Higher Potassium Sodium Ratio Helps
However, multiple epidemiology studies have shown the importance of potassium, and the importance of sodium, in determining blood pressure. There have also been multiple animal studies showing how different levels of potassium and sodium in the diet affect cells in the animals. These types of genetic studies show the variations in cells that can account for the effects in the animals. If more studies are done with pure genetic variants in animals, then the diet can be varied in the genetically variant animals to show a relationship of diet to cellular changes, such as was done in the series of heart failure studies discussed here.

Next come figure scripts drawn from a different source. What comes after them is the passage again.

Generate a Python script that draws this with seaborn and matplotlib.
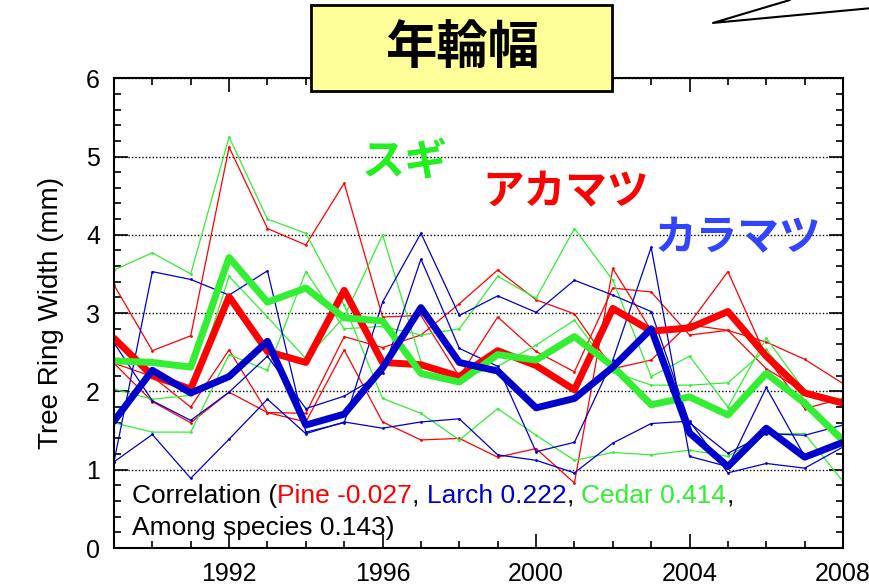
import numpy as np
import pandas as pd
import matplotlib
matplotlib.use("Agg")
import matplotlib.pyplot as plt
from matplotlib.patches import Rectangle
from matplotlib.lines import Line2D
from matplotlib.ticker import MultipleLocator
import seaborn as sns

years = [1989, 1990, 1991, 1992, 1993, 1994, 1995, 1996, 1997, 1998,
         1999, 2000, 2001, 2002, 2003, 2004, 2005, 2006, 2007, 2008]

# individual trees (thin lines)
pine_1 = [3.36, 2.52, 2.71, 5.12, 4.08, 3.87, 4.66, 2.95, 2.97, 2.19, 2.95, 2.51, 2.25, 3.32, 3.27, 2.72, 2.78, 2.63, 2.41, 2.10]
pine_2 = [2.36, 2.19, 1.80, 2.53, 1.73, 1.72, 2.70, 2.56, 2.72, 3.12, 3.55, 3.17, 2.99, 2.29, 2.40, 2.87, 3.53, 2.44, 1.78, 1.91]
pine_3 = [2.36, 1.87, 1.60, 1.99, 1.73, 1.61, 2.53, 1.61, 1.38, 1.40, 1.16, 1.27, 0.83, 3.57, 2.78, 2.85, 2.78, 2.29, 1.99, 1.85]

larch_1 = [1.10, 3.53, 3.43, 3.23, 3.54, 1.48, 1.60, 3.14, 4.02, 2.97, 3.22, 3.01, 3.42, 3.23, 3.02, 1.60, 1.21, 1.46, 1.44, 1.57]
larch_2 = [2.62, 1.88, 1.63, 1.99, 2.45, 1.78, 1.94, 2.23, 3.69, 2.55, 2.32, 1.23, 1.35, 2.40, 3.84, 1.17, 1.04, 2.05, 1.17, 1.36]
larch_3 = [1.10, 1.45, 0.89, 1.39, 1.90, 1.46, 1.61, 1.53, 1.61, 1.65, 1.19, 1.12, 0.96, 1.34, 1.59, 1.62, 0.96, 1.08, 1.02, 1.29]

cedar_1 = [3.55, 3.77, 3.50, 5.25, 4.20, 4.02, 3.10, 1.91, 1.72, 1.38, 1.78, 1.44, 1.12, 1.22, 1.19, 1.25, 1.17, 1.46, 1.46, 0.85]
cedar_2 = [2.03, 1.90, 1.95, 3.47, 2.95, 2.42, 2.95, 4.00, 2.38, 2.17, 2.32, 2.59, 2.91, 2.25, 2.08, 2.08, 2.11, 2.54, 1.89, 1.42]
cedar_3 = [1.60, 1.48, 1.48, 2.47, 2.27, 3.53, 2.80, 2.83, 2.72, 2.80, 3.47, 3.19, 4.08, 3.42, 2.19, 2.45, 1.80, 2.68, 2.01, 1.89]

# species means (thick lines)
pine_mean = [2.68, 2.20, 2.03, 3.21, 2.51, 2.37, 3.29, 2.37, 2.34, 2.19, 2.52, 2.33, 2.02, 3.06, 2.77, 2.81, 3.02, 2.45, 1.98, 1.85]
larch_mean = [1.62, 2.27, 1.98, 2.19, 2.64, 1.57, 1.71, 2.30, 3.07, 2.37, 2.26, 1.79, 1.91, 2.31, 2.80, 1.47, 1.04, 1.53, 1.16, 1.35]
cedar_mean = [2.39, 2.37, 2.31, 3.71, 3.14, 3.32, 2.94, 2.90, 2.23, 2.12, 2.47, 2.40, 2.70, 2.32, 1.83, 1.93, 1.70, 2.23, 1.85, 1.37]

species = ["Pine", "Cedar", "Larch"]
colors = {"Pine": "#ff0000", "Larch": "#0000cc", "Cedar": "#33ee33"}

thin = {"Pine": [pine_1, pine_2, pine_3],
        "Larch": [larch_1, larch_2, larch_3],
        "Cedar": [cedar_1, cedar_2, cedar_3]}
means = {"Pine": pine_mean, "Larch": larch_mean, "Cedar": cedar_mean}

rows = []
for sp, trees in thin.items():
    for k, vals in enumerate(trees):
        for yr, v in zip(years, vals):
            rows.append((yr, v, sp, f"{sp}-{k}"))
df_thin = pd.DataFrame(rows, columns=["year", "width", "species", "tree"])
df_mean = pd.DataFrame([(yr, v, sp) for sp in species for yr, v in zip(years, means[sp])],
                       columns=["year", "width", "species"])

sns.set_style("ticks")
plt.rcParams["font.family"] = ["Liberation Sans", "Noto Sans CJK JP"]
plt.rcParams["text.color"] = "black"
plt.rcParams["axes.labelcolor"] = "black"

fig = plt.figure(figsize=(8.7, 5.88), dpi=100)
ax = fig.add_axes([0.131, 0.068, 0.838, 0.799])

ax.yaxis.grid(True, which="major", color="black", ls=(0, (1, 1.5)), lw=1.0)

sns.lineplot(data=df_thin, x="year", y="width", hue="species", units="tree",
             estimator=None, palette=colors, hue_order=species, lw=0.9,
             marker="o", markersize=2, markeredgewidth=0, legend=False, ax=ax)
sns.lineplot(data=df_mean, x="year", y="width", hue="species",
             palette=colors, hue_order=species, lw=5, legend=False, ax=ax)

ax.set_xlim(1989, 2008)
ax.set_ylim(0, 6)
ax.xaxis.set_major_locator(MultipleLocator(4))
ax.xaxis.set_minor_locator(MultipleLocator(1))
ax.yaxis.set_major_locator(MultipleLocator(1))
ax.yaxis.set_minor_locator(MultipleLocator(0.2))
ax.tick_params(which="both", direction="in", top=True, right=True, width=1.2,
               colors="black", labelcolor="black")
ax.tick_params(which="major", length=10, pad=10, labelsize=18)
ax.tick_params(which="minor", length=5)
for s in ax.spines.values():
    s.set_visible(True)
    s.set_linewidth(1.5)
    s.set_color("black")
ax.set_xlabel("")
ax.set_ylabel("Tree Ring Width (mm)", fontsize=20, labelpad=16)

# species labels
cjk = ["Noto Sans CJK JP"]
ax.text(0.399, 0.823, "スギ", color="#22ee22", fontsize=31, family=cjk, weight="bold",
        ha="center", va="center", transform=ax.transAxes)
ax.text(0.619, 0.757, "アカマツ", color="#ff0000", fontsize=30, family=cjk, weight="bold",
        ha="center", va="center", transform=ax.transAxes)
ax.text(0.855, 0.66, "カラマツ", color="#3344ff", fontsize=30, family=cjk, weight="bold",
        ha="center", va="center", transform=ax.transAxes)

# correlation text, coloured pieces placed one after another
fs = 19
pieces = [("Correlation (", "black"), ("Pine -0.027", colors["Pine"]), (", ", "black"),
          ("Larch 0.222", colors["Larch"]), (", ", "black"),
          ("Cedar 0.414", colors["Cedar"]), (",", "black")]
renderer = fig.canvas.get_renderer()
x0 = 0.025
for s, c in pieces:
    t = ax.text(x0, 0.085, s, transform=ax.transAxes, fontsize=fs, va="bottom", color=c)
    bb = t.get_window_extent(renderer=renderer).transformed(ax.transAxes.inverted())
    x0 = bb.x1
ax.text(0.025, 0.018, "Among species 0.143)", transform=ax.transAxes, fontsize=fs, va="bottom")

# title box
fig.add_artist(Rectangle((0.3575, 0.845), 0.346, 0.146, transform=fig.transFigure,
                         facecolor="#ffff99", edgecolor="black", lw=2, zorder=5))
fig.text(0.531, 0.92, "年輪幅", fontsize=37, weight="bold", family=cjk,
         ha="center", va="center", zorder=6)

# callout fragment top right
fig.add_artist(Line2D([0.908, 0.8195, 1.0], [1.0, 0.961, 0.986],
                      transform=fig.transFigure, color="black", lw=1.5))

plt.savefig("out.png", dpi=100)
plt.close()
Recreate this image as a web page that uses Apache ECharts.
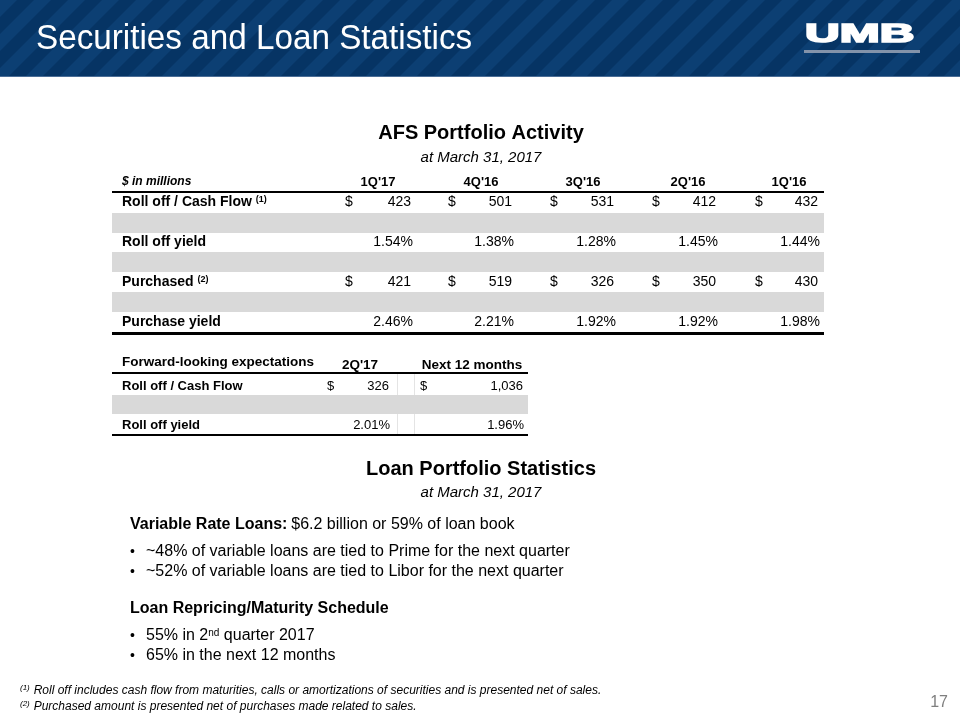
<!DOCTYPE html>
<html>
<head>
<meta charset="utf-8">
<script src="https://cdn.jsdelivr.net/npm/echarts@6/dist/echarts.min.js"></script>
<style>
  html, body { margin: 0; padding: 0; background: #fff; }
  #main { width: 960px; height: 720px; }
</style>
</head>
<body>
<div id="main"></div>
<script>
// ---- data ----
const afsColumns = ["1Q'17", "4Q'16", "3Q'16", "2Q'16", "1Q'16"];
const rollOffCashFlow = [423, 501, 531, 412, 432];
const rollOffYield = [1.54, 1.38, 1.28, 1.45, 1.44];
const purchased = [421, 519, 326, 350, 430];
const purchaseYield = [2.46, 2.21, 1.92, 1.92, 1.98];

const fwdColumns = ["2Q'17", "Next 12 months"];
const fwdRollOffCashFlow = [326, 1036];
const fwdRollOffYield = [2.01, 1.96];

const variableBullets = [
  '~48% of variable loans are tied to Prime for the next quarter',
  '~52% of variable loans are tied to Libor for the next quarter'
];
const footnotes = [
  'Roll off includes cash flow from maturities, calls or amortizations of securities and is presented net of sales.',
  'Purchased amount is presented net of purchases made related to sales.'
];

// ---- layout ----
const FONT = '"Liberation Sans", Arial, sans-serif';
const dollarX = [345, 448, 550, 652, 755];
const valueRight = [411, 512, 614, 716, 818];
const headCenter = [378, 481, 583, 688, 789];
const TS = 14; // table text size

const fmtNum = v => v.toLocaleString('en-US');
const fmtPct = v => v.toFixed(2) + '%';

function txt(x, y, text, o) {
  o = o || {};
  return {
    type: 'text', x: x, y: y, z: 10,
    scaleX: o.scaleX || 1,
    style: {
      text: text,
      fill: o.fill || '#000',
      fontFamily: o.family || FONT,
      fontSize: o.size || TS,
      fontWeight: o.weight || 'normal',
      fontStyle: o.style || 'normal',
      align: o.align || 'left',
      verticalAlign: 'middle',
      stroke: o.stroke,
      lineWidth: o.lineWidth || 0,
      rich: o.rich
    }
  };
}
function rect(x, y, w, h, fill) {
  return { type: 'rect', shape: { x: x, y: y, width: w, height: h }, style: { fill: fill } };
}

// striped header pattern (45 degree bands)
const P = 34;
const tile = document.createElement('canvas');
tile.width = P; tile.height = P;
(function () {
  const c = tile.getContext('2d');
  c.fillStyle = '#063464';
  c.fillRect(0, 0, P, P);
  c.fillStyle = '#0c3f73';
  [-P, 0, P].forEach(dx => {
    c.beginPath();
    c.moveTo(dx, P);
    c.lineTo(dx + P / 2, P);
    c.lineTo(dx + P * 1.5, 0);
    c.lineTo(dx + P, 0);
    c.closePath();
    c.fill();
  });
})();

const g = [];
// header band
g.push({ type: 'rect', shape: { x: 0, y: 0, width: 960, height: 76 }, style: { fill: { image: tile, repeat: 'repeat' } } });
g.push(rect(0, 76, 960, 1, '#4a6d96'));
g.push(txt(36, 39, 'Securities and Loan Statistics', { size: 35, fill: '#fff', scaleX: 0.95 }));
g.push(txt(805, 35, 'UMB', { size: 25, weight: 'bold', fill: '#fff', scaleX: 1.92, stroke: '#fff', lineWidth: 1.6 }));
g.push(rect(804, 50, 116, 3, '#8393aa'));

// AFS titles
g.push(txt(481, 133, 'AFS Portfolio Activity', { size: 20, weight: 'bold', align: 'center' }));
g.push(txt(481, 158, 'at March 31, 2017', { size: 15, style: 'italic', align: 'center' }));

// AFS table backgrounds
[213, 252, 292].forEach(y => g.push(rect(112, y, 712, 20, '#d9d9d9')));
g.push(rect(112, 191, 712, 2, '#000'));
g.push(rect(112, 332, 712, 3, '#000'));

g.push(txt(122, 182, '$ in millions', { size: 12, weight: 'bold', style: 'italic' }));
afsColumns.forEach((c, i) => g.push(txt(headCenter[i], 182, c, { size: 13, weight: 'bold', align: 'center' })));

const labelRich = {
  l: { fontSize: TS, fontWeight: 'bold', fontFamily: FONT, fill: '#000' },
  s: { fontSize: 9, fontWeight: 'bold', fontFamily: FONT, fill: '#000', verticalAlign: 'top' }
};
g.push(txt(122, 202, '{l|Roll off / Cash Flow} {s|(1)}', { rich: labelRich }));
g.push(txt(122, 242, 'Roll off yield', { weight: 'bold' }));
g.push(txt(122, 282, '{l|Purchased} {s|(2)}', { rich: labelRich }));
g.push(txt(122, 322, 'Purchase yield', { weight: 'bold' }));

function dollarRow(vals, y) {
  vals.forEach((v, i) => {
    g.push(txt(dollarX[i], y, '$'));
    g.push(txt(valueRight[i], y, fmtNum(v), { align: 'right' }));
  });
}
function pctRow(vals, y) {
  vals.forEach((v, i) => g.push(txt(valueRight[i] + 2, y, fmtPct(v), { align: 'right' })));
}
dollarRow(rollOffCashFlow, 202);
pctRow(rollOffYield, 242);
dollarRow(purchased, 282);
pctRow(purchaseYield, 322);

// forward-looking table
g.push(rect(112, 395, 416, 19, '#d9d9d9'));
[397, 414].forEach(x => {
  g.push(rect(x, 374, 1, 21, '#e4e4e4'));
  g.push(rect(x, 414, 1, 20, '#e4e4e4'));
});
g.push(rect(112, 372, 416, 2, '#000'));
g.push(rect(112, 434, 416, 2, '#000'));
g.push(txt(122, 362, 'Forward-looking expectations', { size: 13.5, weight: 'bold' }));
g.push(txt(360, 365, fwdColumns[0], { size: 13.5, weight: 'bold', align: 'center' }));
g.push(txt(472, 365, fwdColumns[1], { size: 13.5, weight: 'bold', align: 'center' }));
g.push(txt(122, 386, 'Roll off / Cash Flow', { size: 13, weight: 'bold' }));
g.push(txt(122, 425, 'Roll off yield', { size: 13, weight: 'bold' }));
const fwdDollarX = [327, 420];
const fwdRight = [389, 523];
fwdRollOffCashFlow.forEach((v, i) => {
  g.push(txt(fwdDollarX[i], 386, '$', { size: 13 }));
  g.push(txt(fwdRight[i], 386, fmtNum(v), { size: 13, align: 'right' }));
});
fwdRollOffYield.forEach((v, i) => g.push(txt(fwdRight[i] + 1, 425, fmtPct(v), { size: 13, align: 'right' })));

// loan portfolio
g.push(txt(481, 469, 'Loan Portfolio Statistics', { size: 20, weight: 'bold', align: 'center' }));
g.push(txt(481, 493, 'at March 31, 2017', { size: 15, style: 'italic', align: 'center' }));
g.push(txt(130, 525, '{b|Variable Rate Loans:} {r|$6.2 billion or 59% of loan book}', {
  rich: {
    b: { fontSize: 16, fontWeight: 'bold', fontFamily: FONT, fill: '#000' },
    r: { fontSize: 16, fontFamily: FONT, fill: '#000' }
  }
}));
variableBullets.forEach((t, i) => {
  g.push(txt(130, 552 + i * 20, '•', { size: 14 }));
  g.push(txt(146, 552 + i * 20, t, { size: 16 }));
});
g.push(txt(130, 609, 'Loan Repricing/Maturity Schedule', { size: 16, weight: 'bold' }));
const bodyRich = {
  r: { fontSize: 16, fontFamily: FONT, fill: '#000' },
  s: { fontSize: 10, fontFamily: FONT, fill: '#000', verticalAlign: 'top' }
};
g.push(txt(130, 636, '•', { size: 14 }));
g.push(txt(146, 636, '{r|55% in 2}{s|nd}{r| quarter 2017}', { rich: bodyRich }));
g.push(txt(130, 656, '•', { size: 14 }));
g.push(txt(146, 656, '65% in the next 12 months', { size: 16 }));

// footnotes
const fnRich = {
  s: { fontSize: 8, fontStyle: 'italic', fontFamily: FONT, fill: '#000', verticalAlign: 'top' },
  r: { fontSize: 12, fontStyle: 'italic', fontFamily: FONT, fill: '#000' }
};
footnotes.forEach((t, i) => {
  g.push(txt(20, 691 + i * 16, '{s|(' + (i + 1) + ')} {r|' + t + '}', { rich: fnRich }));
});
g.push(txt(948, 703, '17', { size: 16, fill: '#7f7f7f', align: 'right' }));

const chart = echarts.init(document.getElementById('main'), null, { renderer: 'canvas' });
chart.setOption({
  backgroundColor: '#fff',
  animation: false,
  graphic: { elements: g }
});
</script>
</body>
</html>
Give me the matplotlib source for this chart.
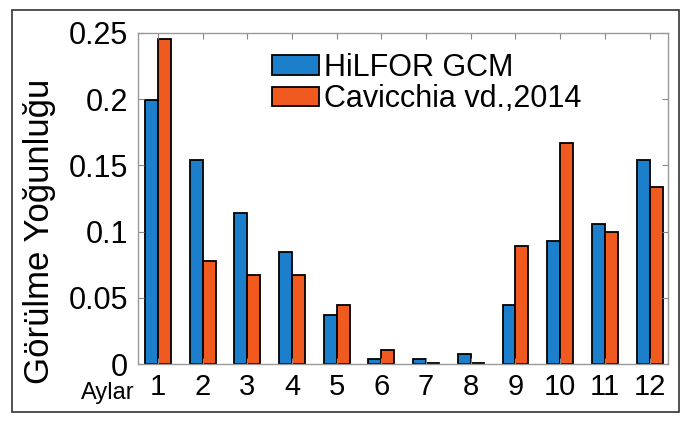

Such studies will make it possible to know how high a potassium sodium ratio you need in your diet to avoid the problems of hypertension. Specific gene combinations can be assessed for the ratio that prevents the electrical charge changes leading to cellular dysfunction. You will be able to adjust your diet to your genetic profile.
It will be unusual that anyone will need more sodium than the present minimal recommendation from the Institute of Medicine. Salt wasting conditions, such as Gitelman's and Bartter's syndromes, would be such a situation, but are quite rare. And they are usually discovered at an early age. Other conditions requiring more sodium are unusual in the absence of disease.
Most people will need a higher potassium sodium ratio in their diet than they get in the typical American diet. But the ratio to protect against the health problems associated with hypertension will vary. Some will only need a slightly higher ratio, and others will need more. But the vast majority will be able to find a ratio in their diet that will protect against hypertension and its potentially devastating effects.
1. Rare mutations in renal sodium and potassium transporter genes exhibit impaired transport function. Welling PA. Curr Opin Nephrol Hypertens. 2014 Jan;23(1):1-8. doi: 10.1097/01.mnh.0000437204.84826.99.
2. Rare independent mutations in renal salt handling genes contribute to blood pressure variation. Ji W, Foo JN, O'Roak BJ, Zhao H, Larson MG, Simon DB, Newton-Cheh C, State MW, Levy D, Lifton RP. Nat Genet. 2008 May;40(5):592-9. doi: 10.1038/ng.118. Epub 2008 Apr 6.
3. K+ channel mutations in adrenal aldosterone-producing adenomas and hereditary hypertension. Choi M1, Scholl UI, Yue P, Björklund P, Zhao B, Nelson-Williams C, Ji W, Cho Y, Patel A, Men CJ, Lolis E, Wisgerhof MV, Geller DS, Mane S, Hellman P, Westin G, Åkerström G, Wang W, Carling T, Lifton RP. Science. 2011 Feb 11;331(6018):768-72. doi: 10.1126/science.1198785.